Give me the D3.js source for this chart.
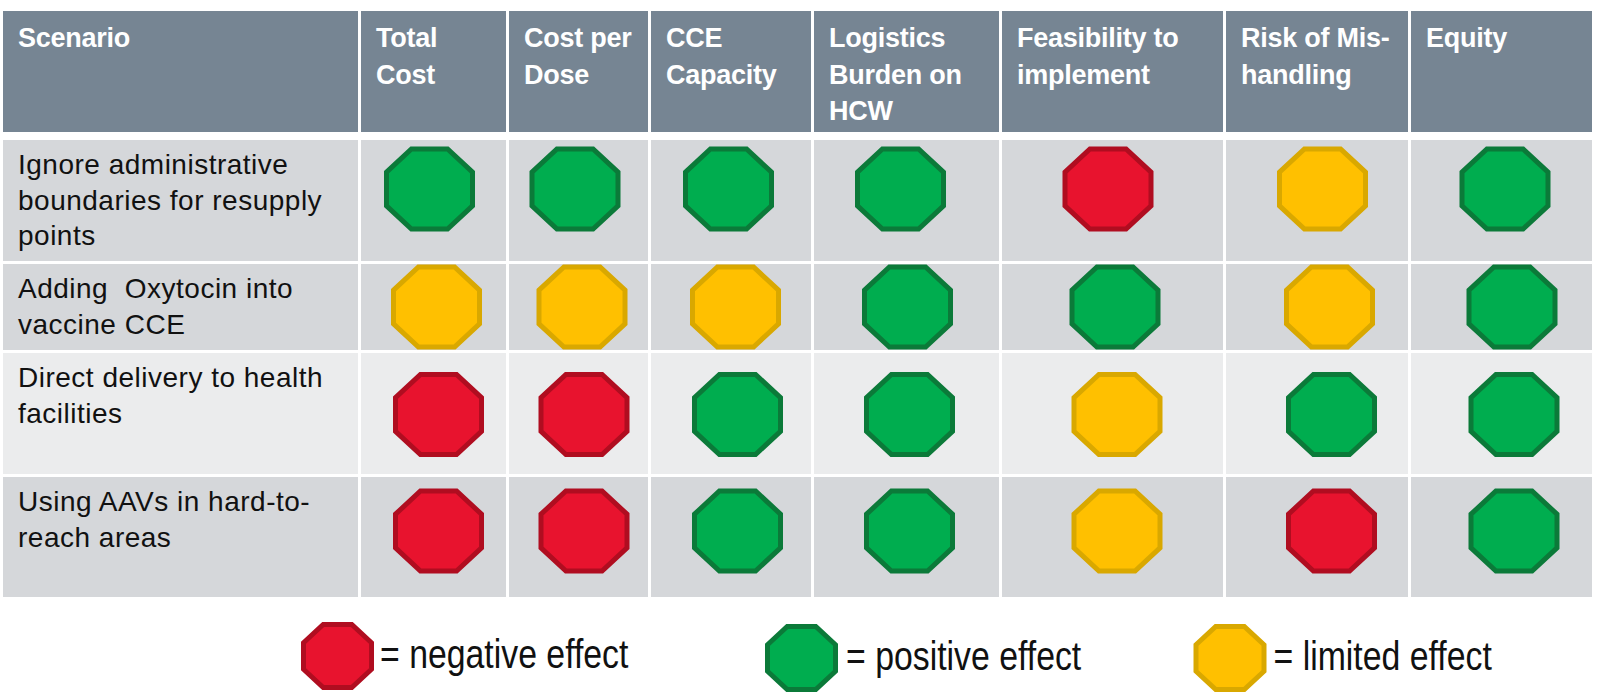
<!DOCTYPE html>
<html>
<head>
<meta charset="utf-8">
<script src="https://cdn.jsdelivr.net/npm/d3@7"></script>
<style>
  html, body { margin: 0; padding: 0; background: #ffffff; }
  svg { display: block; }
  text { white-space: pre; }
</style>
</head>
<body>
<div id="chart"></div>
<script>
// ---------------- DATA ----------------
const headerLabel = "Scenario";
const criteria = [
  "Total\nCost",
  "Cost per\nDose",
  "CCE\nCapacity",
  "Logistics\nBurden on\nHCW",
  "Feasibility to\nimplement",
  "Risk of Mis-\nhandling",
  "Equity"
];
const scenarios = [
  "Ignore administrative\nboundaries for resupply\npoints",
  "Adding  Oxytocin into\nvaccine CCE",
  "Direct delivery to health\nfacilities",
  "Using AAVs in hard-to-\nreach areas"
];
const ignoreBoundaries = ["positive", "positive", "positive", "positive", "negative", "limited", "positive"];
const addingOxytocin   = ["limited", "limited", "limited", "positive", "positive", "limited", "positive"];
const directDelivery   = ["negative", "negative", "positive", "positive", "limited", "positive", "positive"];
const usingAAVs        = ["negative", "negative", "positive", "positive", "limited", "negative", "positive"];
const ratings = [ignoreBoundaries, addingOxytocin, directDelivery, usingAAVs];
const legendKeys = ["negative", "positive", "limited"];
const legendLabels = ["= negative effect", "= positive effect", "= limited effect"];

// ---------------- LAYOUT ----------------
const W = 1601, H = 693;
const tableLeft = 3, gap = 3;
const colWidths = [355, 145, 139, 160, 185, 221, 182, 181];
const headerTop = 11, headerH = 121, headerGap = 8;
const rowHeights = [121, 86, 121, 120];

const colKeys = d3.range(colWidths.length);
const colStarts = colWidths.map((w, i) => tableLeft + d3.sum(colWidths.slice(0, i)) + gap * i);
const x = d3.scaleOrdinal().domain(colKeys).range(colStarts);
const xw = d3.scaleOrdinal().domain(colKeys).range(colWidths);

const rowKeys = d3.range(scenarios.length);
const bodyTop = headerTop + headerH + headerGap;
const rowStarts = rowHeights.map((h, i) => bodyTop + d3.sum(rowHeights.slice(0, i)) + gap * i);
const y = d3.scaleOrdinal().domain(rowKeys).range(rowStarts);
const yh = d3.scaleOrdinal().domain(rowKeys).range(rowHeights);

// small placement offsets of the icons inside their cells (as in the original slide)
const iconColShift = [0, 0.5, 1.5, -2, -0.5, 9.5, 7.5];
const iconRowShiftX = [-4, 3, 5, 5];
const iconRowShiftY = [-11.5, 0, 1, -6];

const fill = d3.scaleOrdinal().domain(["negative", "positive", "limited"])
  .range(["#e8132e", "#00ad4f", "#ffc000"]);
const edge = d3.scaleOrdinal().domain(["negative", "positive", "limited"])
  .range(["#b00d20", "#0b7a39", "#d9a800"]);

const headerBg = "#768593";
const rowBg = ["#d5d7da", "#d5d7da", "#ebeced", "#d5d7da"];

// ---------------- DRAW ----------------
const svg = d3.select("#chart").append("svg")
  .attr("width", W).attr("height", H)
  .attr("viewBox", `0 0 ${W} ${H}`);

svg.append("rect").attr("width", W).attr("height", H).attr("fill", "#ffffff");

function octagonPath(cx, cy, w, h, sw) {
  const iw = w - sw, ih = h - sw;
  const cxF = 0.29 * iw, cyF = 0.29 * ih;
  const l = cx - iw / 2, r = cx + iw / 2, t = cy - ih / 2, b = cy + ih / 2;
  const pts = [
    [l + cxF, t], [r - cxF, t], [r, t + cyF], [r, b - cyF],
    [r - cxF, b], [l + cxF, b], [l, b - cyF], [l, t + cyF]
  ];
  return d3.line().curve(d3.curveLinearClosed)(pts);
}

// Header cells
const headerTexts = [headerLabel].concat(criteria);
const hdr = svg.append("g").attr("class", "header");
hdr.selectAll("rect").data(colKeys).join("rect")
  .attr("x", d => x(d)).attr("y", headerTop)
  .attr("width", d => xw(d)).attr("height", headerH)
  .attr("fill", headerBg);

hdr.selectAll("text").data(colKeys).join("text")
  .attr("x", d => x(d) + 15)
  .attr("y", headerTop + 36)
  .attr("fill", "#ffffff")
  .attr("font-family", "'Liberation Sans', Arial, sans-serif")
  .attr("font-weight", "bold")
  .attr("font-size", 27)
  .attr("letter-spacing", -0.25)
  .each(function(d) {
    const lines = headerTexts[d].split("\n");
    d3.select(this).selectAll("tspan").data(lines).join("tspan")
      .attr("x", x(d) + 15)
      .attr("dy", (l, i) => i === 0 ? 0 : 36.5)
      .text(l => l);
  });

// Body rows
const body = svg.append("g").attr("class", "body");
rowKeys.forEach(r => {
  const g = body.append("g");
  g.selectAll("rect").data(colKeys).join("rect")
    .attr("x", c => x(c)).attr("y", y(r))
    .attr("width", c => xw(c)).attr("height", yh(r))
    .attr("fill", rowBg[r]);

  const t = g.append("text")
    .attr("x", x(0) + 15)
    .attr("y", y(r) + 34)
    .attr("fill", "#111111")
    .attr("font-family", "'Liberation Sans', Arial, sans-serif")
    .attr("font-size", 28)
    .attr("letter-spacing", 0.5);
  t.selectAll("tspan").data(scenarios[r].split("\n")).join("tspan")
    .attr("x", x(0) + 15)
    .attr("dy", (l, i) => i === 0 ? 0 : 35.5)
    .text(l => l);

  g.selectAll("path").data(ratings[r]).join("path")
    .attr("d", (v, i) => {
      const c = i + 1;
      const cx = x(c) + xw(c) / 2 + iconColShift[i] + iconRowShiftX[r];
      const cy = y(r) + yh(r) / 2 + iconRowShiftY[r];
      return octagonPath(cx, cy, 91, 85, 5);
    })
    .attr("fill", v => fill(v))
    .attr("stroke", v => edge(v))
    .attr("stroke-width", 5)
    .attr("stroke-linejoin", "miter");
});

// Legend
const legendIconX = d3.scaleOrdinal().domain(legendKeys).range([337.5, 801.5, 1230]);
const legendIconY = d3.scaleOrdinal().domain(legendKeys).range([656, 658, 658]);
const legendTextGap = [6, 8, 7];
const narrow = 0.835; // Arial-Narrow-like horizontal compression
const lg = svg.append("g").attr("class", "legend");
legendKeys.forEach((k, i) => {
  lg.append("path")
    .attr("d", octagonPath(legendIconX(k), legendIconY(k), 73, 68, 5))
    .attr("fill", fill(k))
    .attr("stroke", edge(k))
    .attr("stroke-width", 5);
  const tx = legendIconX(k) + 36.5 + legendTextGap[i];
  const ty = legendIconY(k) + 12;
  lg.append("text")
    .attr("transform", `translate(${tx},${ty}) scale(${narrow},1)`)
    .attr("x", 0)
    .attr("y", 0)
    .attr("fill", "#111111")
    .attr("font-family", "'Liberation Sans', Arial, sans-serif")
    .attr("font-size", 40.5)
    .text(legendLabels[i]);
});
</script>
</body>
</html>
****************
▶ [SHORT TASK]: Copy the whole listing above word for word but do not carry over the pictures.

▶ [SOLUTION FOR THIS TASK]:
Give me the D3.js source for this chart.
<!DOCTYPE html>
<html>
<head>
<meta charset="utf-8">
<script src="https://cdn.jsdelivr.net/npm/d3@7"></script>
<style>
  html, body { margin: 0; padding: 0; background: #ffffff; }
  svg { display: block; }
  text { white-space: pre; }
</style>
</head>
<body>
<div id="chart"></div>
<script>
// ---------------- DATA ----------------
const headerLabel = "Scenario";
const criteria = [
  "Total\nCost",
  "Cost per\nDose",
  "CCE\nCapacity",
  "Logistics\nBurden on\nHCW",
  "Feasibility to\nimplement",
  "Risk of Mis-\nhandling",
  "Equity"
];
const scenarios = [
  "Ignore administrative\nboundaries for resupply\npoints",
  "Adding  Oxytocin into\nvaccine CCE",
  "Direct delivery to health\nfacilities",
  "Using AAVs in hard-to-\nreach areas"
];
const ignoreBoundaries = ["positive", "positive", "positive", "positive", "negative", "limited", "positive"];
const addingOxytocin   = ["limited", "limited", "limited", "positive", "positive", "limited", "positive"];
const directDelivery   = ["negative", "negative", "positive", "positive", "limited", "positive", "positive"];
const usingAAVs        = ["negative", "negative", "positive", "positive", "limited", "negative", "positive"];
const ratings = [ignoreBoundaries, addingOxytocin, directDelivery, usingAAVs];
const legendKeys = ["negative", "positive", "limited"];
const legendLabels = ["= negative effect", "= positive effect", "= limited effect"];

// ---------------- LAYOUT ----------------
const W = 1601, H = 693;
const tableLeft = 3, gap = 3;
const colWidths = [355, 145, 139, 160, 185, 221, 182, 181];
const headerTop = 11, headerH = 121, headerGap = 8;
const rowHeights = [121, 86, 121, 120];

const colKeys = d3.range(colWidths.length);
const colStarts = colWidths.map((w, i) => tableLeft + d3.sum(colWidths.slice(0, i)) + gap * i);
const x = d3.scaleOrdinal().domain(colKeys).range(colStarts);
const xw = d3.scaleOrdinal().domain(colKeys).range(colWidths);

const rowKeys = d3.range(scenarios.length);
const bodyTop = headerTop + headerH + headerGap;
const rowStarts = rowHeights.map((h, i) => bodyTop + d3.sum(rowHeights.slice(0, i)) + gap * i);
const y = d3.scaleOrdinal().domain(rowKeys).range(rowStarts);
const yh = d3.scaleOrdinal().domain(rowKeys).range(rowHeights);

// small placement offsets of the icons inside their cells (as in the original slide)
const iconColShift = [0, 0.5, 1.5, -2, -0.5, 9.5, 7.5];
const iconRowShiftX = [-4, 3, 5, 5];
const iconRowShiftY = [-11.5, 0, 1, -6];

const fill = d3.scaleOrdinal().domain(["negative", "positive", "limited"])
  .range(["#e8132e", "#00ad4f", "#ffc000"]);
const edge = d3.scaleOrdinal().domain(["negative", "positive", "limited"])
  .range(["#b00d20", "#0b7a39", "#d9a800"]);

const headerBg = "#768593";
const rowBg = ["#d5d7da", "#d5d7da", "#ebeced", "#d5d7da"];

// ---------------- DRAW ----------------
const svg = d3.select("#chart").append("svg")
  .attr("width", W).attr("height", H)
  .attr("viewBox", `0 0 ${W} ${H}`);

svg.append("rect").attr("width", W).attr("height", H).attr("fill", "#ffffff");

function octagonPath(cx, cy, w, h, sw) {
  const iw = w - sw, ih = h - sw;
  const cxF = 0.29 * iw, cyF = 0.29 * ih;
  const l = cx - iw / 2, r = cx + iw / 2, t = cy - ih / 2, b = cy + ih / 2;
  const pts = [
    [l + cxF, t], [r - cxF, t], [r, t + cyF], [r, b - cyF],
    [r - cxF, b], [l + cxF, b], [l, b - cyF], [l, t + cyF]
  ];
  return d3.line().curve(d3.curveLinearClosed)(pts);
}

// Header cells
const headerTexts = [headerLabel].concat(criteria);
const hdr = svg.append("g").attr("class", "header");
hdr.selectAll("rect").data(colKeys).join("rect")
  .attr("x", d => x(d)).attr("y", headerTop)
  .attr("width", d => xw(d)).attr("height", headerH)
  .attr("fill", headerBg);

hdr.selectAll("text").data(colKeys).join("text")
  .attr("x", d => x(d) + 15)
  .attr("y", headerTop + 36)
  .attr("fill", "#ffffff")
  .attr("font-family", "'Liberation Sans', Arial, sans-serif")
  .attr("font-weight", "bold")
  .attr("font-size", 27)
  .attr("letter-spacing", -0.25)
  .each(function(d) {
    const lines = headerTexts[d].split("\n");
    d3.select(this).selectAll("tspan").data(lines).join("tspan")
      .attr("x", x(d) + 15)
      .attr("dy", (l, i) => i === 0 ? 0 : 36.5)
      .text(l => l);
  });

// Body rows
const body = svg.append("g").attr("class", "body");
rowKeys.forEach(r => {
  const g = body.append("g");
  g.selectAll("rect").data(colKeys).join("rect")
    .attr("x", c => x(c)).attr("y", y(r))
    .attr("width", c => xw(c)).attr("height", yh(r))
    .attr("fill", rowBg[r]);

  const t = g.append("text")
    .attr("x", x(0) + 15)
    .attr("y", y(r) + 34)
    .attr("fill", "#111111")
    .attr("font-family", "'Liberation Sans', Arial, sans-serif")
    .attr("font-size", 28)
    .attr("letter-spacing", 0.5);
  t.selectAll("tspan").data(scenarios[r].split("\n")).join("tspan")
    .attr("x", x(0) + 15)
    .attr("dy", (l, i) => i === 0 ? 0 : 35.5)
    .text(l => l);

  g.selectAll("path").data(ratings[r]).join("path")
    .attr("d", (v, i) => {
      const c = i + 1;
      const cx = x(c) + xw(c) / 2 + iconColShift[i] + iconRowShiftX[r];
      const cy = y(r) + yh(r) / 2 + iconRowShiftY[r];
      return octagonPath(cx, cy, 91, 85, 5);
    })
    .attr("fill", v => fill(v))
    .attr("stroke", v => edge(v))
    .attr("stroke-width", 5)
    .attr("stroke-linejoin", "miter");
});

// Legend
const legendIconX = d3.scaleOrdinal().domain(legendKeys).range([337.5, 801.5, 1230]);
const legendIconY = d3.scaleOrdinal().domain(legendKeys).range([656, 658, 658]);
const legendTextGap = [6, 8, 7];
const narrow = 0.835; // Arial-Narrow-like horizontal compression
const lg = svg.append("g").attr("class", "legend");
legendKeys.forEach((k, i) => {
  lg.append("path")
    .attr("d", octagonPath(legendIconX(k), legendIconY(k), 73, 68, 5))
    .attr("fill", fill(k))
    .attr("stroke", edge(k))
    .attr("stroke-width", 5);
  const tx = legendIconX(k) + 36.5 + legendTextGap[i];
  const ty = legendIconY(k) + 12;
  lg.append("text")
    .attr("transform", `translate(${tx},${ty}) scale(${narrow},1)`)
    .attr("x", 0)
    .attr("y", 0)
    .attr("fill", "#111111")
    .attr("font-family", "'Liberation Sans', Arial, sans-serif")
    .attr("font-size", 40.5)
    .text(legendLabels[i]);
});
</script>
</body>
</html>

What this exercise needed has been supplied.